***** Excerpted data
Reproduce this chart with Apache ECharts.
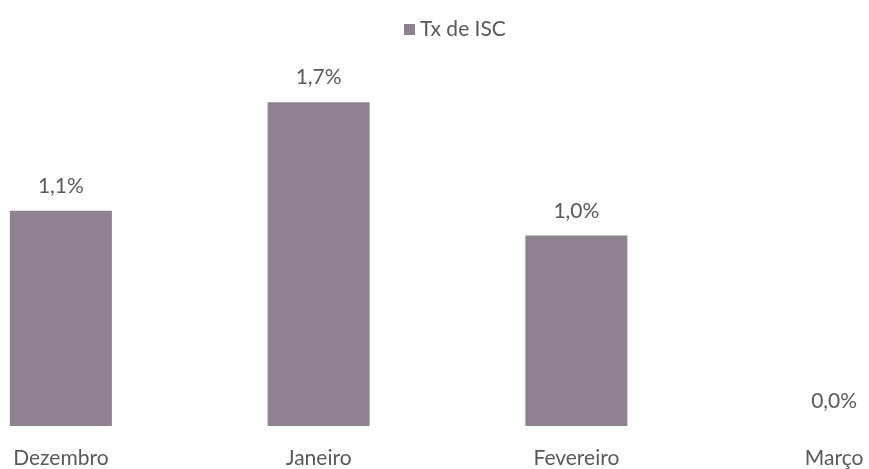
<!DOCTYPE html>
<html><head><meta charset="utf-8">
<script src="https://cdn.jsdelivr.net/npm/echarts@6/dist/echarts.min.js"></script>
<style>html,body{margin:0;padding:0;background:#fff;overflow:hidden;width:869px;height:469px;position:relative}
#c{position:absolute;left:-68px;top:0;width:1031px;height:469px}</style>
</head><body><div id="c"></div>
<script>
const categories = ['Dezembro', 'Janeiro', 'Fevereiro', 'Março'];
const seriesName = 'Tx de ISC';
const values = [1.13, 1.70, 1.00, 0.0];

const chart = echarts.init(document.getElementById('c'), null, {renderer: 'canvas'});
const font = 'Lato, "Open Sans", sans-serif';
chart.setOption({
  animation: false,
  backgroundColor: '#ffffff',
  legend: {
    top: 14, left: 467,
    icon: 'rect', itemWidth: 11, itemHeight: 11, itemGap: 5,
    textStyle: {color: '#595959', fontSize: 21, fontFamily: font},
    data: [seriesName]
  },
  grid: {left: 0, right: 0, top: 45, bottom: 42, containLabel: false},
  xAxis: {
    type: 'category', data: categories,
    axisLine: {show: false}, axisTick: {show: false},
    axisLabel: {color: '#595959', fontSize: 21, fontFamily: font, margin: 22}
  },
  yAxis: {type: 'value', min: 0, max: 2, show: false, splitLine: {show: false}},
  series: [{
    name: seriesName, type: 'bar', data: values, barWidth: 102,
    itemStyle: {color: '#8e8290'},
    label: {
      show: true, position: 'top', distance: 14,
      color: '#595959', fontSize: 21, fontFamily: font,
      formatter: p => p.value.toFixed(1).replace('.', ',') + '%'
    }
  }]
});
</script></body></html>
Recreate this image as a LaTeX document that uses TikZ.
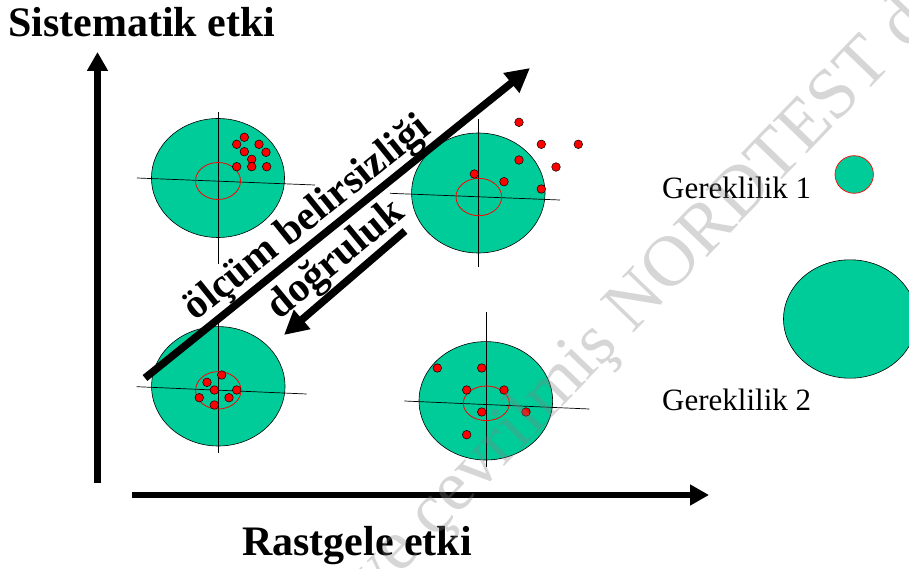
\documentclass[tikz,border=0pt]{standalone}
\usepackage{fontspec}
\setmainfont{Liberation Serif}
\usetikzlibrary{arrows.meta}
\definecolor{tgreen}{RGB}{0,204,153}
\begin{document}
\begin{tikzpicture}[x=1pt,y=-1pt,
  target/.style={draw=black, fill=tgreen, line width=0.6pt},
  cross/.style={draw=black, line width=0.7pt},
  ring/.style={draw=red, line width=0.8pt},
  shot/.style={draw=black, fill=red, line width=0.5pt},
  axisarrow/.style={line width=6.5pt, -{Triangle[length=19pt,width=20pt]}},
  diagarrow/.style={line width=7.5pt, -{Triangle[length=24pt,width=24pt]}},
  boldlabel/.style={font=\fontsize{42}{48}\selectfont\bfseries, inner sep=0pt},
  diaglabel/.style={font=\fontsize{41.5}{48}\selectfont\bfseries, inner sep=0pt, anchor=base},
  reqlabel/.style={font=\fontsize{31}{36}\selectfont, inner sep=0pt, anchor=base west},
  wmark/.style={font=\fontsize{72}{80}\selectfont, text=black!50, text opacity=0.32, inner sep=0pt, anchor=base west}
]
\useasboundingbox (0,0) rectangle (909,569);
\clip (0,0) rectangle (909,569);

% ---------- target 1 (top left)
\draw[target] (218,178) ellipse [x radius=66.5, y radius=59.5];
\draw[cross] (218,112) -- (218,264);
\draw[cross] (137,178) -- (315,185);
\draw[ring] (218,181) ellipse [x radius=22.5, y radius=18.5];
\foreach \p in {(244.3,137.3),(236.7,144.3),(259,144.3),(244.3,151.7),(266,152.3),(251.7,159.3),(236.7,166.7),(251.7,166.7),(266.7,166.7)}
  \draw[shot] \p circle [radius=4.3];

% ---------- target 2 (top right)
\draw[target] (478.3,193) ellipse [x radius=66.7, y radius=60];
\draw[cross] (478.3,119) -- (478.3,267);
\draw[cross] (390,193.3) -- (560,200);
\draw[ring] (478.8,197) ellipse [x radius=22.8, y radius=18.7];
\foreach \p in {(519,122.3),(541.3,144.3),(578.3,144.3),(519,160),(556,167),(474.3,174),(504,181.7),(541.3,189)}
  \draw[shot] \p circle [radius=4.3];

% ---------- target 3 (bottom left)
\draw[target] (218.3,386.3) ellipse [x radius=66.7, y radius=59.7];
\draw[cross] (218.3,322) -- (218.3,453);
\draw[cross] (136.7,386.7) -- (306.7,394);
\draw[ring] (218.3,390.3) ellipse [x radius=22.7, y radius=18.7];
\foreach \p in {(221.7,375),(207,382.3),(214.3,390),(236.7,390),(199.3,397.7),(229,397.7),(214.3,405)}
  \draw[shot] \p circle [radius=4.3];

% ---------- target 4 (bottom right)
\draw[target] (485.8,400.8) ellipse [x radius=66.8, y radius=59.2];
\draw[cross] (486,311.7) -- (486,466.7);
\draw[cross] (404.3,401) -- (589.3,409);
\draw[ring] (486.3,403.3) ellipse [x radius=23, y radius=17.3];
\foreach \p in {(437.3,368),(481.7,368),(466.7,390),(504,390),(481.7,412),(526,412),(466.7,434.7)}
  \draw[shot] \p circle [radius=4.3];

% ---------- requirement symbols
\draw[fill=tgreen, draw=red, line width=0.7pt] (854.2,174.5) ellipse [x radius=19.2, y radius=18.8];
\draw[target] (850,319) ellipse [x radius=66.5, y radius=59.2];
\node[reqlabel] (g1) at (662,199) {Gereklilik 1};
\node[reqlabel] (g2) at (662,410) {Gereklilik 2};

% ---------- axes
\coordinate (vA) at (97.5,483);
\coordinate (vB) at (97.5,52);
\coordinate (hA) at (132,495);
\coordinate (hB) at (709,495);
\draw[axisarrow] (vA) -- (vB);
\draw[axisarrow] (hA) -- (hB);
\node[boldlabel, anchor=base west] (sys) at (8,37) {Sistematik etki};
\node[boldlabel, anchor=base west] (rnd) at (242,555) {Rastgele etki};

% ---------- diagonal arrows
\coordinate (uA) at (145,378);
\coordinate (uB) at (530,68);
\coordinate (dA) at (405,231);
\coordinate (dB) at (284,335);
\draw[diagarrow] (uA) -- (uB);
\draw[diagarrow] (dA) -- (dB);
\node[diaglabel, rotate=38.8] (unc) at (314,227) {ölçüm belirsizliği};
\node[diaglabel, rotate=39.5] (acc) at (343,268) {doğruluk};

% ---------- watermark
\node[wmark, rotate=46] (wm) at (434,540) {\llap{Türkçe'ye }çevrilmiş NORDTEST dokümanı};
\end{tikzpicture}
\end{document}
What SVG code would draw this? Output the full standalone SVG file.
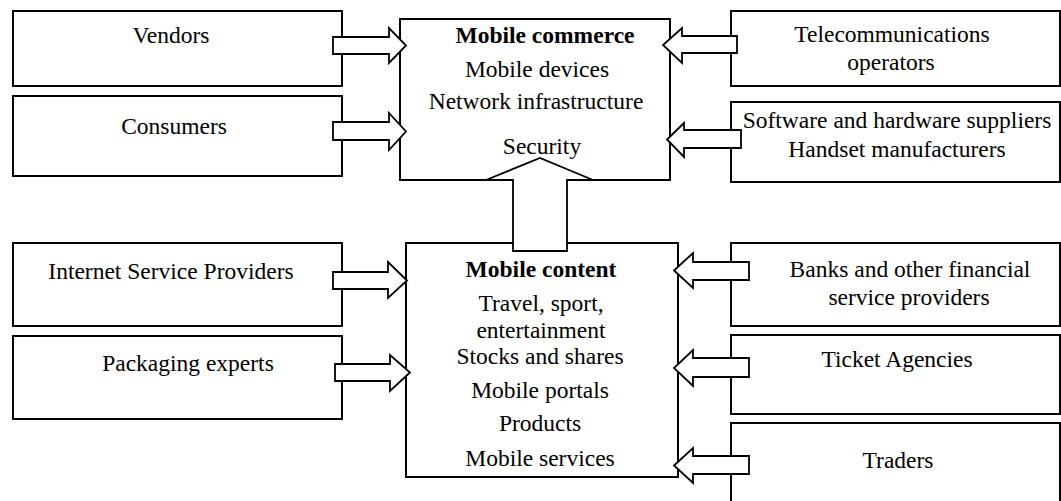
**********
* _Directions for this task_: Quote every record above exactly, leaving out the pictures.

* _Final result_:
Reproduce this chart with Apache ECharts.
<!DOCTYPE html>
<html><head><meta charset="utf-8">
<script src="https://cdn.jsdelivr.net/npm/echarts@6/dist/echarts.min.js"></script>
<style>html,body{margin:0;padding:0;background:#fff;overflow:hidden;width:869px;height:469px;position:relative}
#c{position:absolute;left:-68px;top:0;width:1031px;height:469px}</style>
</head><body><div id="c"></div>
<script>
const categories = ['Dezembro', 'Janeiro', 'Fevereiro', 'Março'];
const seriesName = 'Tx de ISC';
const values = [1.13, 1.70, 1.00, 0.0];

const chart = echarts.init(document.getElementById('c'), null, {renderer: 'canvas'});
const font = 'Lato, "Open Sans", sans-serif';
chart.setOption({
  animation: false,
  backgroundColor: '#ffffff',
  legend: {
    top: 14, left: 467,
    icon: 'rect', itemWidth: 11, itemHeight: 11, itemGap: 5,
    textStyle: {color: '#595959', fontSize: 21, fontFamily: font},
    data: [seriesName]
  },
  grid: {left: 0, right: 0, top: 45, bottom: 42, containLabel: false},
  xAxis: {
    type: 'category', data: categories,
    axisLine: {show: false}, axisTick: {show: false},
    axisLabel: {color: '#595959', fontSize: 21, fontFamily: font, margin: 22}
  },
  yAxis: {type: 'value', min: 0, max: 2, show: false, splitLine: {show: false}},
  series: [{
    name: seriesName, type: 'bar', data: values, barWidth: 102,
    itemStyle: {color: '#8e8290'},
    label: {
      show: true, position: 'top', distance: 14,
      color: '#595959', fontSize: 21, fontFamily: font,
      formatter: p => p.value.toFixed(1).replace('.', ',') + '%'
    }
  }]
});
</script></body></html>
Recreate this image as a LaTeX document that uses TikZ.
\documentclass[tikz,border=0pt]{standalone}
\usepackage{fontspec}
\setmainfont{Liberation Serif}
\usetikzlibrary{arrows.meta}
\definecolor{tgreen}{RGB}{0,204,153}
\begin{document}
\begin{tikzpicture}[x=1pt,y=-1pt,
  target/.style={draw=black, fill=tgreen, line width=0.6pt},
  cross/.style={draw=black, line width=0.7pt},
  ring/.style={draw=red, line width=0.8pt},
  shot/.style={draw=black, fill=red, line width=0.5pt},
  axisarrow/.style={line width=6.5pt, -{Triangle[length=19pt,width=20pt]}},
  diagarrow/.style={line width=7.5pt, -{Triangle[length=24pt,width=24pt]}},
  boldlabel/.style={font=\fontsize{42}{48}\selectfont\bfseries, inner sep=0pt},
  diaglabel/.style={font=\fontsize{41.5}{48}\selectfont\bfseries, inner sep=0pt, anchor=base},
  reqlabel/.style={font=\fontsize{31}{36}\selectfont, inner sep=0pt, anchor=base west},
  wmark/.style={font=\fontsize{72}{80}\selectfont, text=black!50, text opacity=0.32, inner sep=0pt, anchor=base west}
]
\useasboundingbox (0,0) rectangle (909,569);
\clip (0,0) rectangle (909,569);

% ---------- target 1 (top left)
\draw[target] (218,178) ellipse [x radius=66.5, y radius=59.5];
\draw[cross] (218,112) -- (218,264);
\draw[cross] (137,178) -- (315,185);
\draw[ring] (218,181) ellipse [x radius=22.5, y radius=18.5];
\foreach \p in {(244.3,137.3),(236.7,144.3),(259,144.3),(244.3,151.7),(266,152.3),(251.7,159.3),(236.7,166.7),(251.7,166.7),(266.7,166.7)}
  \draw[shot] \p circle [radius=4.3];

% ---------- target 2 (top right)
\draw[target] (478.3,193) ellipse [x radius=66.7, y radius=60];
\draw[cross] (478.3,119) -- (478.3,267);
\draw[cross] (390,193.3) -- (560,200);
\draw[ring] (478.8,197) ellipse [x radius=22.8, y radius=18.7];
\foreach \p in {(519,122.3),(541.3,144.3),(578.3,144.3),(519,160),(556,167),(474.3,174),(504,181.7),(541.3,189)}
  \draw[shot] \p circle [radius=4.3];

% ---------- target 3 (bottom left)
\draw[target] (218.3,386.3) ellipse [x radius=66.7, y radius=59.7];
\draw[cross] (218.3,322) -- (218.3,453);
\draw[cross] (136.7,386.7) -- (306.7,394);
\draw[ring] (218.3,390.3) ellipse [x radius=22.7, y radius=18.7];
\foreach \p in {(221.7,375),(207,382.3),(214.3,390),(236.7,390),(199.3,397.7),(229,397.7),(214.3,405)}
  \draw[shot] \p circle [radius=4.3];

% ---------- target 4 (bottom right)
\draw[target] (485.8,400.8) ellipse [x radius=66.8, y radius=59.2];
\draw[cross] (486,311.7) -- (486,466.7);
\draw[cross] (404.3,401) -- (589.3,409);
\draw[ring] (486.3,403.3) ellipse [x radius=23, y radius=17.3];
\foreach \p in {(437.3,368),(481.7,368),(466.7,390),(504,390),(481.7,412),(526,412),(466.7,434.7)}
  \draw[shot] \p circle [radius=4.3];

% ---------- requirement symbols
\draw[fill=tgreen, draw=red, line width=0.7pt] (854.2,174.5) ellipse [x radius=19.2, y radius=18.8];
\draw[target] (850,319) ellipse [x radius=66.5, y radius=59.2];
\node[reqlabel] (g1) at (662,199) {Gereklilik 1};
\node[reqlabel] (g2) at (662,410) {Gereklilik 2};

% ---------- axes
\coordinate (vA) at (97.5,483);
\coordinate (vB) at (97.5,52);
\coordinate (hA) at (132,495);
\coordinate (hB) at (709,495);
\draw[axisarrow] (vA) -- (vB);
\draw[axisarrow] (hA) -- (hB);
\node[boldlabel, anchor=base west] (sys) at (8,37) {Sistematik etki};
\node[boldlabel, anchor=base west] (rnd) at (242,555) {Rastgele etki};

% ---------- diagonal arrows
\coordinate (uA) at (145,378);
\coordinate (uB) at (530,68);
\coordinate (dA) at (405,231);
\coordinate (dB) at (284,335);
\draw[diagarrow] (uA) -- (uB);
\draw[diagarrow] (dA) -- (dB);
\node[diaglabel, rotate=38.8] (unc) at (314,227) {ölçüm belirsizliği};
\node[diaglabel, rotate=39.5] (acc) at (343,268) {doğruluk};

% ---------- watermark
\node[wmark, rotate=46] (wm) at (434,540) {\llap{Türkçe'ye }çevrilmiş NORDTEST dokümanı};
\end{tikzpicture}
\end{document}
What SVG code would draw this? Output the full standalone SVG file.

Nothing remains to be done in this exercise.